Изменить размер шрифта - +
Друзья мои, можно сказать, признались. Почти.

— Почти?

— Ну, ту неделю Вера провела у ювелира. А Иван Петрович видел ее тут 10-го.

— Видел?

— Да. И, наверное, прикончил, потому что поспешил к себе в Москву фотокарточку ее уничтожить.

— И что ты теперь будешь делать?

— А что надо? Ты скажи.

— По-моему, просто ждать, — перебила она вкрадчивым беспокойством, — предоставить события их естественному ходу.

Я задумался. Конечно, они правы — Надя и священник — не хватает смирения чудовищу ренессанса.

— Надя, прости, не могу оставаться неполноценным! Нам всем надо освободиться. Я ведь обещал: никому ни слова. И с Котовым связываться не буду.

— Не будешь? Он мне не нравится.

— Клянусь.

— А мне скажешь? — она протянула руки; я их взял в свои, ощутив сильные пальцы, твердые ладони.

— Одной тебе.

— Какие бы ни были результаты?

— В любом случае. Кстати, о Котове: он собирается еще раз с собакой обыск делать.

— Где?

— И на вашем участке, потому что вещи в дупле… впрочем, думаю, след простыл.

Тут в дверь позвонили — конечно, Андрей и наверняка подслушивал — донеслось:

— Надя, мы сегодня ужинать будем?

— Да, да, сейчас! Макс, я скоро.

Я хотел сказать «Не уходи!», а выговорилось «Уходи!» Странное оцепенение на меня напало. Дверной пролом просверкнул в последний раз; наступили сумерки, разбавленные вечерним золотом.
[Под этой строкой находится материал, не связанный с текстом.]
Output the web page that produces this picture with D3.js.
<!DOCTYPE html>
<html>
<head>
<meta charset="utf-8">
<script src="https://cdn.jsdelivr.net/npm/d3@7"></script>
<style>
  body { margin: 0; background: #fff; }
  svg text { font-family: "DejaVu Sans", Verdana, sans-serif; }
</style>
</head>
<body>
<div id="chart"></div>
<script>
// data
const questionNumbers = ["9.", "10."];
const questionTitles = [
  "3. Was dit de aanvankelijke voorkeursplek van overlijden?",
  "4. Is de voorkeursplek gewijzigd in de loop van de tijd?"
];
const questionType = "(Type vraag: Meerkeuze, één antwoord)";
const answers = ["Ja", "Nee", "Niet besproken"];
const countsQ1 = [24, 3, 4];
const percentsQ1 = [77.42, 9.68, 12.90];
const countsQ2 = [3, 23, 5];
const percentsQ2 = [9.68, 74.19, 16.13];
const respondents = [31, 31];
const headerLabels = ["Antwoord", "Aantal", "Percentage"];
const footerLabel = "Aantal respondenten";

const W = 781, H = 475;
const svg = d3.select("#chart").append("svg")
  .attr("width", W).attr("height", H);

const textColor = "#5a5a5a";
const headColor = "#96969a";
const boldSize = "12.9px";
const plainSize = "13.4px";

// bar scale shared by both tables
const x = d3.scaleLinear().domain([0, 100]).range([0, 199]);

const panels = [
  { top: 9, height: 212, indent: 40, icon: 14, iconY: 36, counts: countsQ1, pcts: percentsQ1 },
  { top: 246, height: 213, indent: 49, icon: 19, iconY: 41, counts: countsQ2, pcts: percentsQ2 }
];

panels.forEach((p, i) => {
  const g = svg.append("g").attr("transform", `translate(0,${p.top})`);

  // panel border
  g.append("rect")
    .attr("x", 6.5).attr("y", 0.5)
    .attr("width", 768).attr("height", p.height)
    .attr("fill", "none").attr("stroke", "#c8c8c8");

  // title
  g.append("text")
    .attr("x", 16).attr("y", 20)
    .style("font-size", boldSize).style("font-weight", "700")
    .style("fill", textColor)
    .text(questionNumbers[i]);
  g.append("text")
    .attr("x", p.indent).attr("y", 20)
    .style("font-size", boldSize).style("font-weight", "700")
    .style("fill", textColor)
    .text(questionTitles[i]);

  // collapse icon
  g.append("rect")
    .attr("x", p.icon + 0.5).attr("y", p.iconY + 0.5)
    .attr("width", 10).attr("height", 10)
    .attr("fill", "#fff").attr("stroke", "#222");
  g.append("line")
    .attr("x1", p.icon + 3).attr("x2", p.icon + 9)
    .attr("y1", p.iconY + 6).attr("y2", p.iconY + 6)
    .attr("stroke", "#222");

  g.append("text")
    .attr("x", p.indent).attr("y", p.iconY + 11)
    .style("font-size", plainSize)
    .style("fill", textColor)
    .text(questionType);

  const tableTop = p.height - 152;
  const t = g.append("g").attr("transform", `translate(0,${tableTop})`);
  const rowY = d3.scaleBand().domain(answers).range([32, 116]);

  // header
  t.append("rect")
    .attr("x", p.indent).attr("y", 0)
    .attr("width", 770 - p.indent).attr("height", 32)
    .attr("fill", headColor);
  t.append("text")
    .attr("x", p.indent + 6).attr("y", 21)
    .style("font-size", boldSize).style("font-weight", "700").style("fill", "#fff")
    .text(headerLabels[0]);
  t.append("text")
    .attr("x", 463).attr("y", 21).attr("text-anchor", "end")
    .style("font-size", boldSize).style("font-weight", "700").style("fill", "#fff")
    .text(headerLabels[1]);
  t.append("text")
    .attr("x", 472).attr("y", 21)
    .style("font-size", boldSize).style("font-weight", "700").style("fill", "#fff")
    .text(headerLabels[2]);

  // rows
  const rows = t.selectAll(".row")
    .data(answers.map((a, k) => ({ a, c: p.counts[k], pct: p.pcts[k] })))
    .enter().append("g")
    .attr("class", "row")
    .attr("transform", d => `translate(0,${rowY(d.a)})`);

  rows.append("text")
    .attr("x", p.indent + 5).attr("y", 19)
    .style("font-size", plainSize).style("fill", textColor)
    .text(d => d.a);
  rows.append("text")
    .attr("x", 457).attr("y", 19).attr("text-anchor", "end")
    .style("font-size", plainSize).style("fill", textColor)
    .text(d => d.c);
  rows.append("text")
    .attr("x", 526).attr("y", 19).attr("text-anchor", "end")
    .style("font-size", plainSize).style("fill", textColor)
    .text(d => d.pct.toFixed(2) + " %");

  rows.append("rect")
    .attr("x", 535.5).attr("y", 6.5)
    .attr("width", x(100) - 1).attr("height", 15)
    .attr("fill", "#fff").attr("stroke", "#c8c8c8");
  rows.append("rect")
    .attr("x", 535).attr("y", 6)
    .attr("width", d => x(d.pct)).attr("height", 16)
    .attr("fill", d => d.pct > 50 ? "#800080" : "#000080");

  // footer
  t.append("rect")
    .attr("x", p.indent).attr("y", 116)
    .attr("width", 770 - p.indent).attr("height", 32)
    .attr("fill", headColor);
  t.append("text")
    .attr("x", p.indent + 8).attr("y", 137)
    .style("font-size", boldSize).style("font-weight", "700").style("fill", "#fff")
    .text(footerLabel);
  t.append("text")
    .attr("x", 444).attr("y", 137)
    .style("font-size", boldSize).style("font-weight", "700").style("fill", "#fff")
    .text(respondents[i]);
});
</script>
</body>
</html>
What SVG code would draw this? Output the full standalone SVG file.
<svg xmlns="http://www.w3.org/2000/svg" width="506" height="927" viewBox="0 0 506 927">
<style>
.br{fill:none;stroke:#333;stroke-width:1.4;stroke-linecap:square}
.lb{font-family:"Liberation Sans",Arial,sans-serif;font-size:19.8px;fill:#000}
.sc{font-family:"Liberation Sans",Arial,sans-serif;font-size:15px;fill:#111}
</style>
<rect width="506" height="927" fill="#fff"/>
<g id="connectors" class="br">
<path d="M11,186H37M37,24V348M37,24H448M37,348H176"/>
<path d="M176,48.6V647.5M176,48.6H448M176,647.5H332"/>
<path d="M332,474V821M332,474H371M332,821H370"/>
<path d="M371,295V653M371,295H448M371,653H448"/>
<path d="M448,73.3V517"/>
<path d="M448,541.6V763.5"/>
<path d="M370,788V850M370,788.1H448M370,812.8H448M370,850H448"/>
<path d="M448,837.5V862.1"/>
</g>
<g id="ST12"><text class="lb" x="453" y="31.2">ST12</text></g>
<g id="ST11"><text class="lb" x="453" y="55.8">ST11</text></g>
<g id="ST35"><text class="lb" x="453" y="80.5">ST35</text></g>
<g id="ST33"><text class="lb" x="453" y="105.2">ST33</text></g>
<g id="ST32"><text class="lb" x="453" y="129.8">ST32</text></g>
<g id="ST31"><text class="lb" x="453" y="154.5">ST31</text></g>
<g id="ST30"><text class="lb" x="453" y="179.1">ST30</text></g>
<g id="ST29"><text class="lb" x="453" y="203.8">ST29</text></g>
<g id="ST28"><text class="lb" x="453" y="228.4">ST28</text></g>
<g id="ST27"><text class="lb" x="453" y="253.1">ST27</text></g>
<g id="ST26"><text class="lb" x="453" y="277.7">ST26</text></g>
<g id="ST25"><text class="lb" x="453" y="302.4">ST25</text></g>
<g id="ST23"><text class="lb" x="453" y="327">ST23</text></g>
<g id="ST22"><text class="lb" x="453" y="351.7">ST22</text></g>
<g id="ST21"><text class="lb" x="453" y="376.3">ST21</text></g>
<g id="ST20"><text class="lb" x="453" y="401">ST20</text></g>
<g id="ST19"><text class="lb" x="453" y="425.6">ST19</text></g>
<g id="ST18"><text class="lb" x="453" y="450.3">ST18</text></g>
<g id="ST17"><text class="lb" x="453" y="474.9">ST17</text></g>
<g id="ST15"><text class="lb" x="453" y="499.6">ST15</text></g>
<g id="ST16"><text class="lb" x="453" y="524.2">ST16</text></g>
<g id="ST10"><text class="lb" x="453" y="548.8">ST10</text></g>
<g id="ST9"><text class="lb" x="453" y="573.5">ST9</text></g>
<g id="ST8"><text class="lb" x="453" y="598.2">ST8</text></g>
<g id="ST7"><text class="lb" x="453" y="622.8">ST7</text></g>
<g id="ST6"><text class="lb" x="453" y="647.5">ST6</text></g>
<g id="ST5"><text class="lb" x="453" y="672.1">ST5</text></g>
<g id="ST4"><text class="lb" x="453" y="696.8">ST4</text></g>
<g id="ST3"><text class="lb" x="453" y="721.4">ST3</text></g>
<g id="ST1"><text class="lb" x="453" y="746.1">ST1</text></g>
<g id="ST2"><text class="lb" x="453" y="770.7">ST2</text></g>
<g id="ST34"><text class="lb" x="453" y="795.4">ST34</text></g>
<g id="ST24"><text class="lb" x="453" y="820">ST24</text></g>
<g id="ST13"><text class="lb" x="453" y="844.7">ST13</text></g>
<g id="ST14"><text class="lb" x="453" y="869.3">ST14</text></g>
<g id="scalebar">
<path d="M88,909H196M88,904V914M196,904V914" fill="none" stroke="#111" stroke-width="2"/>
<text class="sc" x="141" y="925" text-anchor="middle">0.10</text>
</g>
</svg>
— У них ведь в погребе пол земляной?

Боже мой, как тяжело, как болит голова. И сердце болит, душа. И все же я себя пересилил и поднялся в мастерскую. Там посветлее было, закат в разгаре. Загремела «Гибель богов» — услышу стук из прошлого. Свечи давно догорели, а все будто ощущается приторный душок разложения (цепочка ассоциаций: церковь — отпевание — свечи; интересно Нелю отпевали?..). Прошел мимо зеркала к окну, мельком уловив свое лицо, распадающееся в трещинках. Как вдруг осколки опали разом, изображение исчезло.
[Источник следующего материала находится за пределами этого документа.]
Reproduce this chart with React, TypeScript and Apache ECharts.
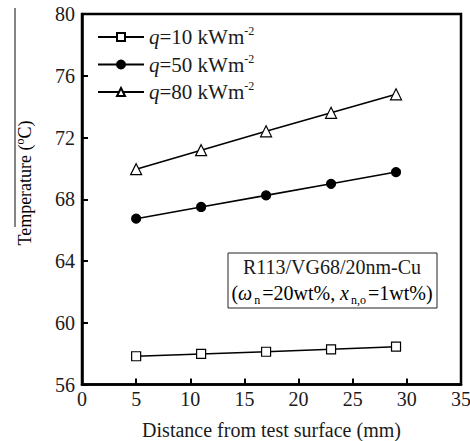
import React, { useEffect, useRef } from "react";
import * as echarts from "echarts";

const distances = [5, 11, 17, 23, 29];
const q10 = [57.83, 57.98, 58.12, 58.28, 58.45];
const q50 = [66.74, 67.5, 68.25, 69.0, 69.76];
const q80 = [69.95, 71.18, 72.4, 73.6, 74.8];
const seriesNames = ["q=10", "q=50", "q=80"];
const xTicks = { min: 0, max: 35, interval: 5 };
const yTicks = { min: 56, max: 80, interval: 4 };

const FONT = "Liberation Serif";
const TXT = "#1a1a1a";
const FS = 20;

export default function App() {
  const ref = useRef<HTMLDivElement>(null);
  useEffect(() => {
    if (!ref.current) return;
    const chart = echarts.init(ref.current, undefined, { renderer: "svg" });
    const mk = (name: string, data: number[], symbol: string, filled: boolean, size: number) => ({
      name,
      type: "line",
      data: distances.map((d, i) => [d, data[i]]),
      symbol,
      symbolSize: size,
      showAllSymbol: true,
      lineStyle: { color: "#000", width: 1.6 },
      itemStyle: { color: filled ? "#000" : "#fff", borderColor: "#000", borderWidth: 1.2 },
      z: 3,
    });
    const legRich = {
      i: { fontFamily: FONT, fontStyle: "italic", fontSize: 21, color: TXT },
      t: { fontFamily: FONT, fontSize: 21, color: TXT },
      sup: { fontFamily: FONT, fontSize: 12, color: TXT, verticalAlign: "top", padding: [0, 0, 12, 0] },
    };
    const rich = {
      i: { fontFamily: FONT, fontStyle: "italic", fontSize: FS, color: TXT },
      t: { fontFamily: FONT, fontSize: FS, color: TXT },
      sup: { fontFamily: FONT, fontSize: 12, color: TXT, verticalAlign: "top", padding: [0, 0, 10, 0] },
      s: { fontFamily: FONT, fontSize: 12, color: TXT, verticalAlign: "bottom", padding: [14, 2, 0, 2] },
    };
    chart.setOption({
      animation: false,
      backgroundColor: "#fff",
      textStyle: { fontFamily: FONT, color: TXT },
      grid: {
        left: 82, right: 9, top: 14, bottom: 56.5,
        show: true, borderColor: "#000", borderWidth: 2.5,
        containLabel: false, outerBoundsMode: "none",
      },
      legend: {
        left: 92,
        top: 20,
        orient: "vertical",
        itemWidth: 46,
        itemHeight: 10,
        itemGap: 5,
        data: seriesNames,
        textStyle: { rich: legRich, fontFamily: FONT, fontSize: 21, color: TXT },
        formatter: (n: string) => `{i|q}{t|${n.slice(1)} kWm}{sup|-2}`,
      },
      xAxis: {
        type: "value",
        ...xTicks,
        axisLine: { lineStyle: { color: "#000", width: 2.5 } },
        axisTick: { inside: true, length: 6, lineStyle: { color: "#000", width: 2 } },
        splitLine: { show: false },
        axisLabel: { fontFamily: FONT, fontSize: FS, color: TXT, margin: 4 },
        name: "Distance from test surface (mm)",
        nameLocation: "middle",
        nameGap: 35,
        nameTextStyle: { fontFamily: FONT, fontSize: FS, color: TXT },
      },
      yAxis: {
        type: "value",
        ...yTicks,
        axisLine: { lineStyle: { color: "#000", width: 2.5 } },
        axisTick: { inside: true, length: 6, lineStyle: { color: "#000", width: 2 } },
        splitLine: { show: false },
        axisLabel: { fontFamily: FONT, fontSize: FS, color: TXT, margin: 7 },
      },
      series: [
        mk(seriesNames[0], q10, "rect", false, 9),
        mk(seriesNames[1], q50, "circle", true, 9),
        mk(seriesNames[2], q80, "triangle", false, 11),
      ],
      graphic: [
        { type: "line", shape: { x1: 15, y1: 8, x2: 15, y2: 227 }, style: { stroke: "#333", lineWidth: 1.2 } },
        {
          type: "text",
          x: 25,
          y: 183,
          rotation: Math.PI / 2,
          style: {
            text: "{t|Temperature (}{sup|o}{t|C)}",
            rich: { ...rich, t: { ...rich.t, fontSize: 18 } },
            align: "center",
            verticalAlign: "middle",
          },
        },
        { type: "rect", shape: { x: 228, y: 253, width: 209, height: 55 }, style: { fill: "#fff", stroke: "#222", lineWidth: 1 } },
        {
          type: "text",
          x: 332,
          y: 267,
          style: { text: "R113/VG68/20nm-Cu", fontFamily: FONT, fontSize: FS, fill: TXT, align: "center", verticalAlign: "middle" },
        },
        {
          type: "text",
          x: 332,
          y: 293,
          style: {
            text: "{t|(}{i|ω}{s|n}{t|=20wt%, }{i|x}{s|n,o}{t|=1wt%)}",
            rich,
            align: "center",
            verticalAlign: "middle",
          },
        },
      ],
    });
    return () => chart.dispose();
  }, []);
  return <div ref={ref} style={{ width: 470, height: 441, position: "absolute", left: 0, top: 0 }} />;
}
Их дом глух и угрюм (неужто вправду едят… жуют? нет, невозможно!), сорока-воровка нижет круги, беззвучно в музыке разевая клюв… вот подлетела к дубу, а украсть-то нечего! Блестящая «лунная» одежда у следователя. «Опасный человек», — сказала Надя. — «Мне он не нравится». Я думаю… как он стоял на противоположной стороне и смотрел на них — они играли в теннис. И я испугался в первый раз, я его принял за убийцу. Не отвлекайся… на чем я застрял? Сорока-воровка, белая одежда (белая статуя… о ней не надо!). А на темной, на Надиной, были пятна крови. «Таким образом произошла подмена — по контрасту» Что это значит?

А то и значит, что он видел сестру и соврал. Нет, невозможно! Не буду разрабатывать эту версию, она тупиковая: у Андрея нет мотива. А у Нади?.. Нет, не буду, слишком страшно.

А почему, собственно, у Андрея нет мотива? (сердце забилось, словно бешеное, словно приоткрылся краешек истины). В шестнадцать лет он занимался любовью, когда умер отец, и дитя чуть не помешалось — вот откуда болезненность в отношениях брата и сестры. Между тем он прибыл тайком в пятницу вместо субботы… за Цирцеей, с которой познакомился 1 мая и которая превратила его в четвертого поросенка. И не ко мне она явилась за изумрудом, а приехала к Андрею… или он ее выследил. И покуда в мастерской бушевала «Гибель богов», он расправился с волшебницей, а сейчас шантажирует меня сестрой: ах, она погибнет. Никто не погибнет, потому что я никому ничего не скажу.